Blood is responsible for the transport of:
Oxygen
Carbon dioxide
Nitrogenous waste products to excretory organs
Food molecules from storage compounds to cells
Digested food from small intestine
Hormones
Platelets to damaged areas
Cells and antibodies involved in immune response
Blood is the main specialised transport medium of the human circulatory system.
It is a type of connective tissue.
Blood has functions including:
Defence
Thermoregulation
Maintaining pH of body fluids
Plasma is a straw-coloured liquid, consisting of:
Water (~92%)
Mineral ions (e.g. Na+, K+)
Nutrients (e.g. glucose, amino acids, fatty acids)
Hormones
Gases (e.g.
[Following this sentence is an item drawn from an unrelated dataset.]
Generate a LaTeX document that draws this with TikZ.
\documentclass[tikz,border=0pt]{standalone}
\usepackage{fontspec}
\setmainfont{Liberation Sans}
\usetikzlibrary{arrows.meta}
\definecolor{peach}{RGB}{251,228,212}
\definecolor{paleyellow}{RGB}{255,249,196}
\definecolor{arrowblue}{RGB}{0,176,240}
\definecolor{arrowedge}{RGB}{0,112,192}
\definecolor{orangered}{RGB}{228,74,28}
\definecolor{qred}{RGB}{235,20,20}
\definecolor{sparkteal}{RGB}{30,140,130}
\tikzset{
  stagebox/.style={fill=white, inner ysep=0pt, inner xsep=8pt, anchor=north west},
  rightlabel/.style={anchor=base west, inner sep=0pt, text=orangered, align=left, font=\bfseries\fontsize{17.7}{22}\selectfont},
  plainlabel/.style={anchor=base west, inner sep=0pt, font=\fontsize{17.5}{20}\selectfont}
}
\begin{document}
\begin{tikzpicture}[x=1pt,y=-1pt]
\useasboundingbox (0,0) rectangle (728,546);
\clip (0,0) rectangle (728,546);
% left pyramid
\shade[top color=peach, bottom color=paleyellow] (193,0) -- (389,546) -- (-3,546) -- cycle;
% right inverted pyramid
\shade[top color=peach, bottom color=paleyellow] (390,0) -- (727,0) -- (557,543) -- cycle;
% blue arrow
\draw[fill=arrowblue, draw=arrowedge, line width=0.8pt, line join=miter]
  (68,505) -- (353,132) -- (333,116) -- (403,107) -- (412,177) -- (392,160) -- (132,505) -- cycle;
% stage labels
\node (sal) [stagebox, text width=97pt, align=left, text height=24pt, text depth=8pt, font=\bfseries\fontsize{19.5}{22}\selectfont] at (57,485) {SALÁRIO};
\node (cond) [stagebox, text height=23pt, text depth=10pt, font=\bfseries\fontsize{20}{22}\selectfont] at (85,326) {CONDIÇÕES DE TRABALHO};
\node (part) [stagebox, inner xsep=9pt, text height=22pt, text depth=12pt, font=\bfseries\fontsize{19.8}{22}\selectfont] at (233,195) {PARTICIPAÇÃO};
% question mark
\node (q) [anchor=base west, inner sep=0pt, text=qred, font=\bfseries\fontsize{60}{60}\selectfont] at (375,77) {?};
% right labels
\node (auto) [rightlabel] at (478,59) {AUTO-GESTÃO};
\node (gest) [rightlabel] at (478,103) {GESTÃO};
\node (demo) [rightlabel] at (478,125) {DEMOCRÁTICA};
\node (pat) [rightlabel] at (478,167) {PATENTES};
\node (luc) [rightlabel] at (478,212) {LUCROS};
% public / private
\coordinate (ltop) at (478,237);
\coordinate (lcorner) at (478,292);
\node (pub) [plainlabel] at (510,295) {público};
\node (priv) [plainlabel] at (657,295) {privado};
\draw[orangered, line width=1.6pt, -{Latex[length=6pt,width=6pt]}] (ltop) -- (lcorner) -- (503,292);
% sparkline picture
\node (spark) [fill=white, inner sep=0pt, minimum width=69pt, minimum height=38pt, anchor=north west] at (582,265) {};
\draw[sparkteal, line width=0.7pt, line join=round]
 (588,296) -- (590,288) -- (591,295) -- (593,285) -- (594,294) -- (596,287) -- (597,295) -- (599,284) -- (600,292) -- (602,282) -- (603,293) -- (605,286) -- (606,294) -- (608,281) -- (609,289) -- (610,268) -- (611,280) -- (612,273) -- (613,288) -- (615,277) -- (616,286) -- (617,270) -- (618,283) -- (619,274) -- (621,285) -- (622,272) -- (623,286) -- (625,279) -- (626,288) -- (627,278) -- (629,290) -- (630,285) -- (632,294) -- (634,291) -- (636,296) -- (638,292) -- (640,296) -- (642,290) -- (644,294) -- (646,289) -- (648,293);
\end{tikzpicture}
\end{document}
O2 and CO2)
Waste products (e.g. urea)
Large plasma proteins include fibrinogen – important in blood clotting, globulins– involved in the immune system and albumin– important in maintaining the osmotic potential of the blood.
Albumin dissolves in the water of the blood plasma, gives the blood in the capillaries a high solute potential (so a low water potential) compared with the surrounding fluid. Therefore, water has a tendency to move into the blood by capillaries from the surrounding fluid by osmosis. This effect is called oncotic pressure.
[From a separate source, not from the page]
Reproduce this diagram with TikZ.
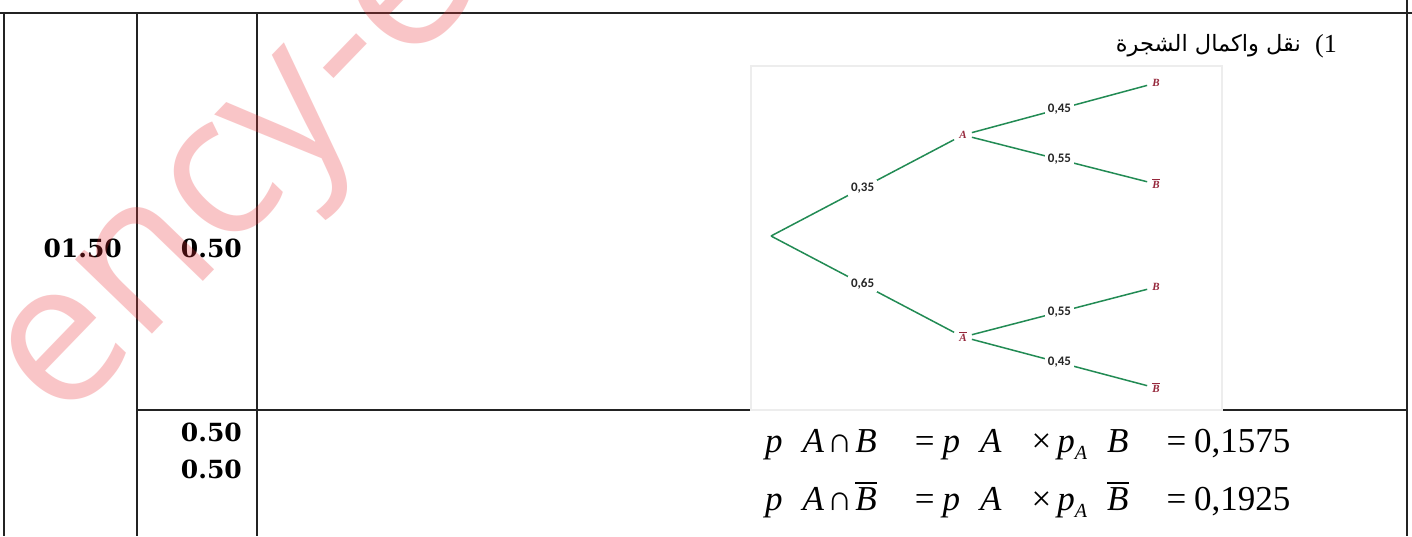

Tissue fluid (also known as interstitial fluid) is the fluid which surrounds the cells in the tissues.
This is to supply them with oxygen and nutrients.
Tissue fluid is formed by substances leaking out of blood plasma in capillaries. It is similar to blood plasma – but:
It does not contain most of the cells found in blood.
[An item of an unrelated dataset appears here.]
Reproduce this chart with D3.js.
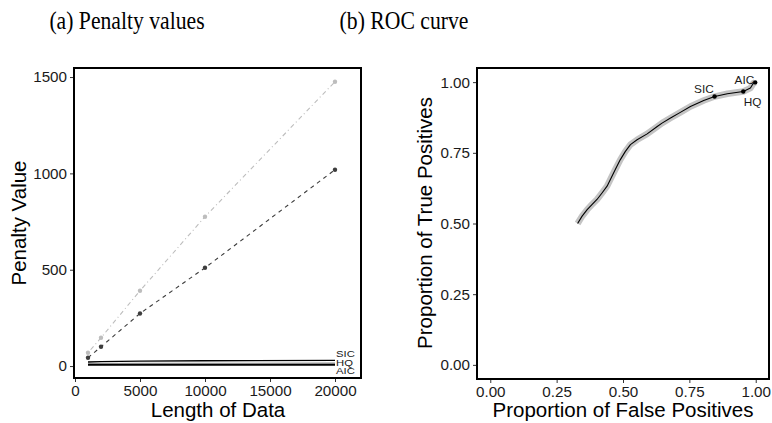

It does not contain plasma proteins.
Therefore, it is mainly water and small molecules.
Oncotic pressure = a type of osmotic pressure exerted by plasma proteins (particularly albumin) within a blood vessel. It usually pulls water into the capillary by osmosis.
Hydrostatic pressure = pressure exerted by a fluid.
This pushes blood from the arterial end of the capillary to the venous end.
Because the capillary walls are permeable, it also pushes fluid out of the capillaries, into the extracellular space.
At the arterial end of a capillary, the blood is at a relatively high hydrostatic pressure.
The hydrostatic pressure is higher than the oncotic pressure.
As a result, fluid is squeezed out of capillaries by ultrafiltration
Proteins and blood cells are too large to fit through the tiny gaps (pores) between the endothelial cells in the capillary wall, so remain in the blood
Exchange then occurs into and out of the cells by:
Diffusion
Facilitated diffusion
Active transport
By the time blood has reached the venous end of the capillary, its hydrostatic pressure has decreased.
It is now lower than the oncotic pressure, which has not changed.
This allows some of the tissue fluid to return to the capillary, carrying CO2 and other waste substances into the blood.
About 10% of the tissue fluid does not re-enter the capillaries.
Instead, it is directed into another tubular system called the lymphatic system
It is then returned to the blood system via the subclavian vein in the chest.
The fluid in the lymphatic system is called lymph.
Lymph is similar to tissue fluid but also contains lymphocytes.
These are produced in the lymph nodes (swellings found at intervals along the lymphatic system).
Lymph also contains lipids.
This is because the villi of contain structures called lacteals, where lipids are absorbed.
Lacteals are part of the lymphatic system
The lymphatic system is a secondary circulatory system and a major part of the immune system.
It consists of:
Lymphatic capillaries and lymph vessels
Lymph nodes
Lymphatic tissue
The heart is a muscular organ which pumps blood continuously around the body.
This is to enable gas exchange.
The heart is a hollow, muscular organ located between the lungs in the centre of the chest (thorax).
The heart is composed mainly of cardiac muscle tissue.
Cardiac muscle contracts involuntarily (like smooth muscle, unlike skeletal muscle).
Cardiac muscle contains lots of mitochondria and myoglobin (oxygen-binding protein located primarily in muscles) molecules.
Cardiac muscle cells are separated by intercalated discs. These are regions where the cytoplasm of neighbouring cells is connected by gap junctions.
This enables electrical impulses to pass through the tissue, facilitating synchronised contraction.
The heart is enclosed within the pericardium.
This is a tough and fibrous sac, which protects the heart.